═══ Extracted material ═══

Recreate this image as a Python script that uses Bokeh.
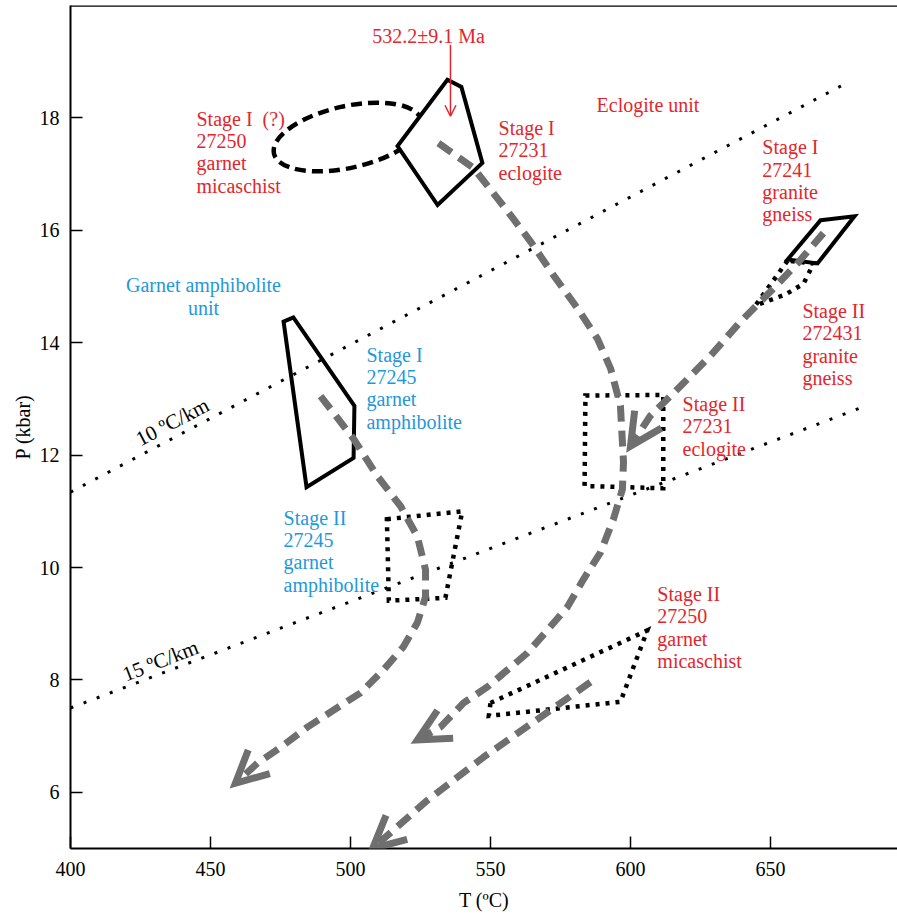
from bokeh.plotting import figure
from bokeh.models import Range1d, Span, Arrow, OpenHead, FixedTicker
from bokeh.core.properties import value
from bokeh.embed import file_html
from bokeh.resources import INLINE

# ---------------- data (T in degC, P in kbar) ----------------
x_ticks = [400, 450, 500, 550, 600, 650]
y_ticks = [6, 8, 10, 12, 14, 16, 18]

geo10_T = [400.0, 677.9]
geo10_P = [11.34, 18.64]
geo15_T = [400.0, 683.2]
geo15_P = [7.50, 12.86]

# Stage I (?) 27250 garnet micaschist ellipse: centre, size (degC, kbar), tilt
ell_T, ell_P, ell_w, ell_h, ell_tilt = 499.0, 17.66, 54.0, 1.10, 0.22

s1_27231_T = [534.6, 539.6, 547.1, 531.1, 516.8]
s1_27231_P = [18.68, 18.55, 17.20, 16.45, 17.50]

s1_27241_T = [667.9, 680.0, 666.8, 656.1]
s1_27241_P = [16.18, 16.25, 15.41, 15.48]

s2_272431_T = [656.1, 644.6, 655.4, 661.8, 665.4]
s2_272431_P = [15.46, 14.66, 14.86, 15.05, 15.41]

s1_27245_T = [476.1, 479.6, 501.4, 501.1, 484.3]
s1_27245_P = [14.375, 14.45, 12.875, 11.95, 11.43]

s2_27245_T = [513.0, 539.9, 533.9, 513.7]
s2_27245_P = [10.86, 11.00, 9.46, 9.41]

s2_27231_T = [583.9, 611.7, 611.7, 583.6]
s2_27231_P = [13.06, 13.07, 11.41, 11.45]

s2_27250_T = [550.0, 606.0, 596.4, 549.4]
s2_27250_P = [7.59, 8.88, 7.61, 7.36]

# retrograde P-T paths (grey dashed arrows)
path_ecl_T = [531.4, 543.9, 556.1, 564.3, 572.5, 581.1, 588.2, 592.9, 596.4, 597.5,
              597.1, 593.9, 589.3, 583.2, 577.5, 570.4, 563.2, 556.1, 548.9, 540.4,
              532.1, 523.9]
path_ecl_P = [17.55, 17.11, 16.34, 15.80, 15.20, 14.61, 14.07, 13.54, 12.88, 11.875,
              11.39, 10.86, 10.27, 9.79, 9.30, 8.89, 8.48, 8.18, 7.875, 7.59,
              7.16, 6.93]
path_amp_T = [489.3, 501.1, 509.6, 517.9, 523.9, 526.8, 526.8, 523.9, 518.9, 511.8,
              503.6, 493.9, 484.6, 475.0, 466.8, 458.9]
path_amp_P = [13.05, 12.29, 11.625, 11.09, 10.55, 9.96, 9.48, 9.02, 8.59, 8.18,
              7.77, 7.46, 7.16, 6.80, 6.52, 6.16]
path_gns_T = [668.9, 659.6, 650.0, 639.3, 628.6, 617.9, 607.1, 600.0]
path_gns_P = [15.95, 15.41, 14.91, 14.375, 13.77, 13.23, 12.70, 12.16]
path_mic_T = [585.7, 547.5, 527.5, 507.9]
path_mic_P = [7.96, 6.625, 5.86, 5.0]

# age arrow
age_T = [535.7, 535.7]
age_P = [19.30, 18.03]

red_text = ["Stage I\u00a0 (?)\n27250\ngarnet\nmicaschist",
            "Stage I\n27231\neclogite",
            "Eclogite unit",
            "Stage I\n27241\ngranite\ngneiss",
            "Stage II\n272431\ngranite\ngneiss",
            "Stage II\n27231\neclogite",
            "Stage II\n27250\ngarnet\nmicaschist"]
red_T = [445.0, 552.9, 587.9, 647.1, 661.4, 618.6, 609.6]
red_P = [17.39, 17.42, 18.23, 16.88, 13.97, 12.51, 8.93]

age_text = "532.2±9.1 Ma"
age_text_T, age_text_P = 527.9, 19.46

blue_unit_text = "Garnet amphibolite\nunit"
blue_unit_T, blue_unit_P = 447.5, 14.82
blue_text = ["Stage I\n27245\ngarnet\namphibolite",
             "Stage II\n27245\ngarnet\namphibolite"]
blue_T = [505.7, 476.1]
blue_P = [13.19, 10.29]

geo_text = ["10 ºC/km", "15 ºC/km"]
geo_text_T = [436.4, 432.1]
geo_text_P = [12.59, 8.34]
geo_text_angle = [0.48, 0.375]

x_title = "T (ºC)"
y_title = "P (kbar)"

# ---------------- styling ----------------
FONT = "Liberation Serif"
RED = "#e3262d"
BLUE = "#1f98dc"
GREY = "#6f6f6f"
FS = "20px"
LH = 1.02

p = figure(width=897, height=915, x_range=Range1d(400, 695.36), y_range=Range1d(5, 20),
           output_backend="svg", toolbar_location=None, title=None,
           min_border_left=70, min_border_right=0, min_border_top=5, min_border_bottom=67)
p.background_fill_color = "white"
p.border_fill_color = "white"
p.outline_line_color = None
p.xgrid.visible = False
p.ygrid.visible = False

for ax in (p.xaxis[0], p.yaxis[0]):
    ax.axis_line_width = 2
    ax.axis_line_color = "black"
    ax.major_tick_in = 12
    ax.major_tick_out = 0
    ax.major_tick_line_width = 1.5
    ax.minor_tick_line_color = None
    ax.major_label_text_font = FONT
    ax.major_label_text_font_size = FS
    ax.major_label_text_color = "black"
    ax.axis_label_text_font = FONT
    ax.axis_label_text_font_size = FS
    ax.axis_label_text_font_style = "normal"
    ax.axis_label_text_color = "black"
p.xaxis[0].ticker = FixedTicker(ticks=x_ticks)
p.yaxis[0].ticker = FixedTicker(ticks=y_ticks)
p.xaxis[0].major_label_standoff = 13
p.yaxis[0].major_label_standoff = 11
p.xaxis[0].axis_label = x_title
p.yaxis[0].axis_label = y_title
p.xaxis[0].axis_label_standoff = 10
p.yaxis[0].axis_label_standoff = 3

p.add_layout(Span(location=20, dimension="width", line_color="black", line_width=2.5))

# geotherms
for gx, gy in ((geo10_T, geo10_P), (geo15_T, geo15_P)):
    p.line(gx, gy, line_color="black", line_width=3, line_dash="3 11", line_cap="butt")

# ellipse (dashed)
p.ellipse(x=[ell_T], y=[ell_P], width=[ell_w], height=[ell_h], angle=[ell_tilt],
          fill_color=None, line_color="black", line_width=4.5, line_dash="11 6")

# solid polygons
p.patch(s1_27231_T, s1_27231_P, fill_color="white", line_color="black", line_width=4, line_join="miter")
p.patch(s1_27241_T, s1_27241_P, fill_color=None, line_color="black", line_width=4, line_join="miter")
p.patch(s1_27245_T, s1_27245_P, fill_color=None, line_color="black", line_width=4, line_join="miter")

# dotted polygons
for px_, py_ in ((s2_272431_T, s2_272431_P), (s2_27245_T, s2_27245_P),
                 (s2_27231_T, s2_27231_P), (s2_27250_T, s2_27250_P)):
    p.patch(px_, py_, fill_color=None, line_color="black", line_width=4.5, line_dash="4 6",
            line_join="miter")

# grey retrograde paths
for tx, ty in ((path_ecl_T, path_ecl_P), (path_amp_T, path_amp_P),
               (path_gns_T, path_gns_P), (path_mic_T, path_mic_P)):
    p.line(tx, ty, line_color=GREY, line_width=7, line_dash="16 9", line_cap="butt")
    p.add_layout(Arrow(end=OpenHead(size=32, line_color=GREY, line_width=7, line_join="miter"),
                       x_start=tx[-2], y_start=ty[-2], x_end=tx[-1], y_end=ty[-1],
                       line_alpha=0))

# age arrow
p.add_layout(Arrow(end=OpenHead(size=11, line_color=RED, line_width=1.5),
                   x_start=age_T[0], y_start=age_P[0], x_end=age_T[1], y_end=age_P[1],
                   line_color=RED, line_width=1.5))

# texts
p.text(x=red_T, y=red_P, text=red_text, text_font=value(FONT), text_font_size=FS,
       text_color=RED, text_align="left", text_baseline="middle", text_line_height=LH)
p.text(x=[age_text_T], y=[age_text_P], text=[age_text], text_font=value(FONT), text_font_size=FS,
       text_color=RED, text_align="center", text_baseline="middle")
p.text(x=[blue_unit_T], y=[blue_unit_P], text=[blue_unit_text], text_font=value(FONT),
       text_font_size=FS, text_color=BLUE, text_align="center", text_baseline="middle",
       text_line_height=LH)
p.text(x=blue_T, y=blue_P, text=blue_text, text_font=value(FONT), text_font_size=FS,
       text_color=BLUE, text_align="left", text_baseline="middle", text_line_height=LH)
p.text(x=geo_text_T, y=geo_text_P, text=geo_text, angle=geo_text_angle, text_font=value(FONT),
       text_font_size="21px", text_color="black", text_align="center", text_baseline="middle")

open("out.html", "w").write(file_html(p, INLINE))
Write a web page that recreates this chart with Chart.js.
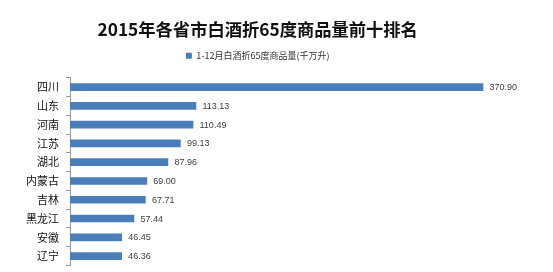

═══

### Exercise
Print the data above verbatim from the first line through the line holding "from bokeh.resources import INLINE", leaving every picture out.

### Result of the task
Recreate this image as a Python script that uses Bokeh.
from bokeh.plotting import figure
from bokeh.models import Range1d, Span, Arrow, OpenHead, FixedTicker
from bokeh.core.properties import value
from bokeh.embed import file_html
from bokeh.resources import INLINE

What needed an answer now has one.